Rations can deplete.

Hit points are meaningless in long cross country journeys - your characters will probably heal faster than they can take damage. Failed rolls should cost resources - maybe a sprained ankle for a speed penalty, or a loss of rations. Do you notice how I like costing rations?

My single published game was all about expeditions and how you handle resources. How they deplete, step by step. Travel by movement speed makes sense as an abstract, but no sense if mapped to the real world. Mapped. Without maps it's hard to travel even short distances - goodness knows enough people fail to find Fan Boy Three and wind up walking aimlessly around the Northern Quarter. Stuff like good rations, stout walking boots, pack animals - remember Bill the Pony from Lord of The Rings? These make real differences to real journeys in a way that a random d20 Survival check can't replicate. 

Often as a GM I'll handwave a lot of the consumable resources ahead of journey. There was this Call of Cthulhu scenario once where you needed to have made a whole series of rolls for your expedition to spot sabotage. If you failed to spot it, when you got to where you were going your expedition was over. So was your campaign. That's simply bad scenario design.

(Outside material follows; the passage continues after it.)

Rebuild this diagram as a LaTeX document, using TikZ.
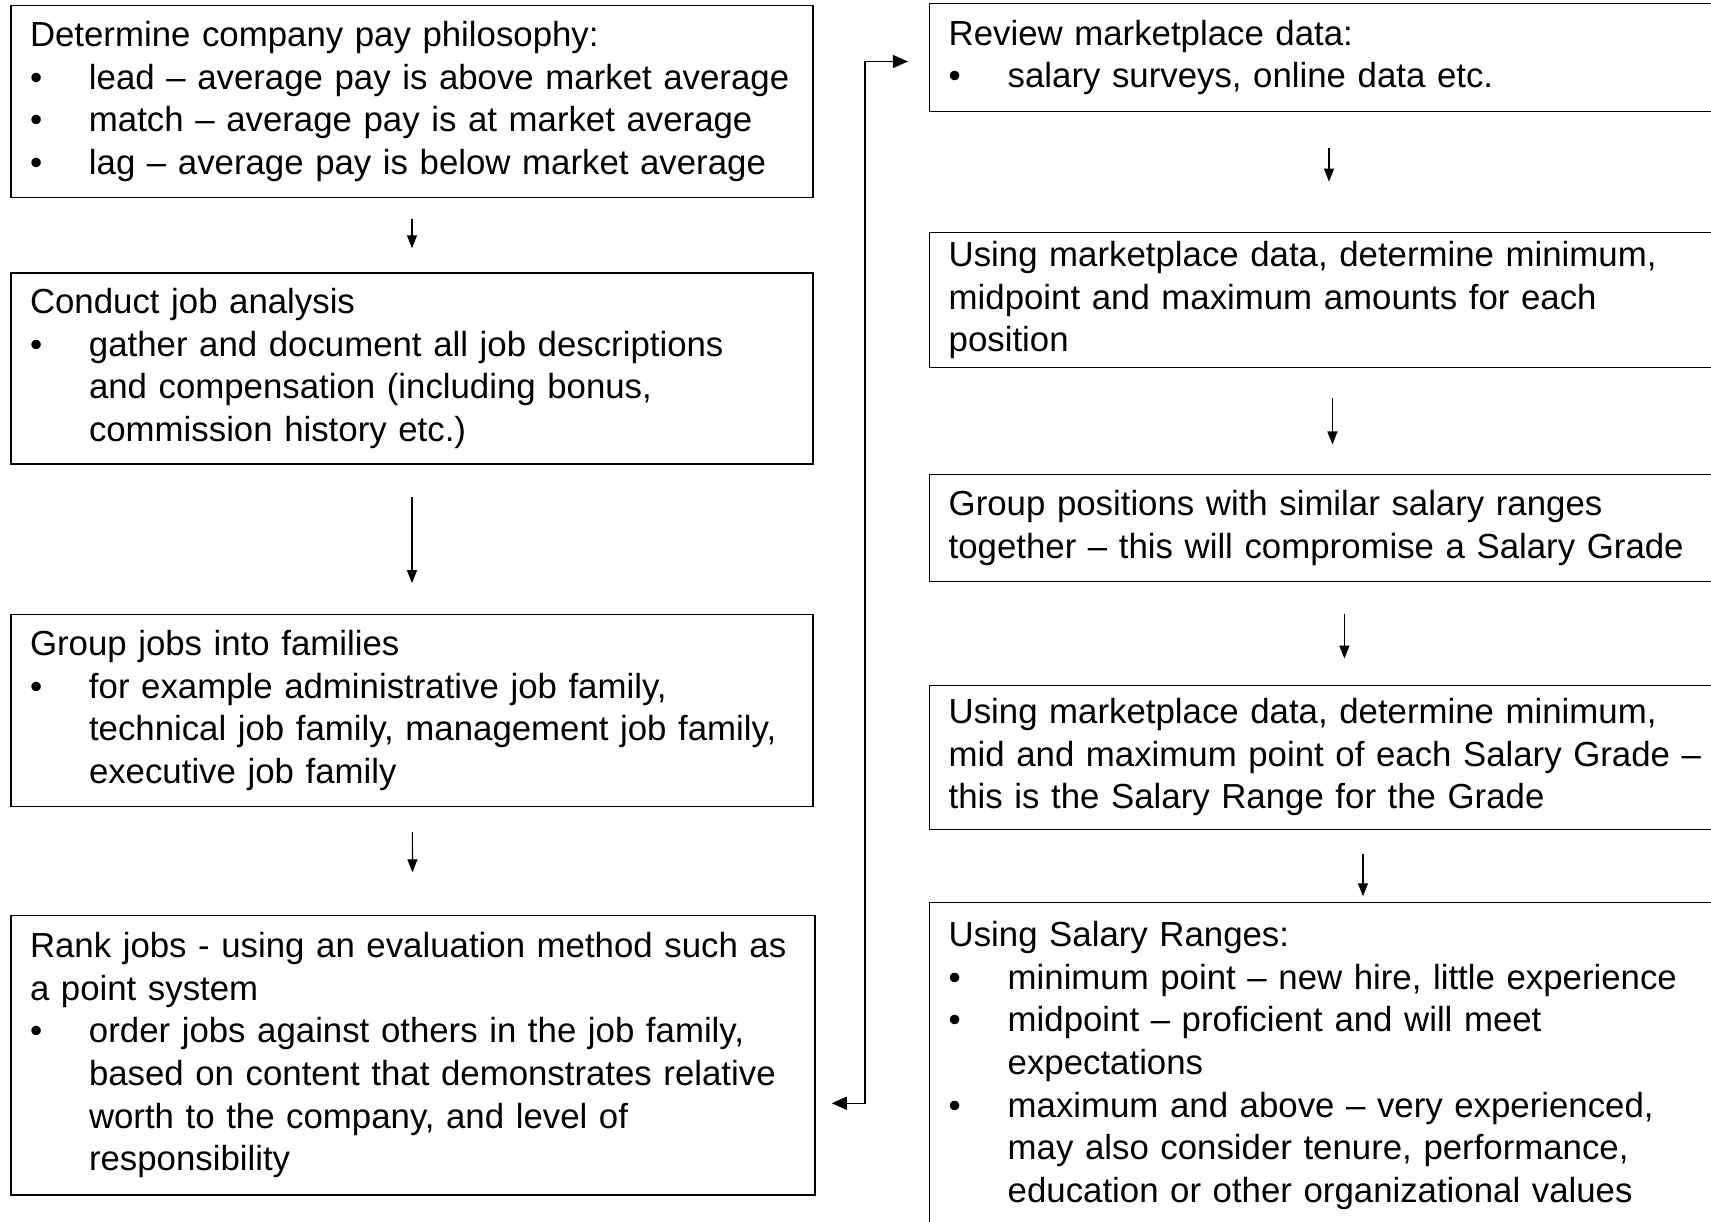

There's always a way forwards.

Sometimes the journey is the point. The Hobbit, or Lord of the Rings, say. But most of the time people want to get to their destination and you want them to get there too. I'm playing in a ToA campaign right now, and we plod through every hex. I know that is kind of the point, but still. I think saying "on the third day you come to the mightiest river you have ever seen - far too wide to swim across and far to deep to ford" would have had more flavour. A journey session between location sessions gives flavour, and won't burn your creativity out.

That way as well your players will know when a journey was supposed to be long and meaningful, because it took multiple sessions.

May your journeys be ever entertaining. Nobody wants to be trapped in the fantasy equivalent of the roadworks on the M6. And may you ultimately reach your destination and it be everything you ever hoped for.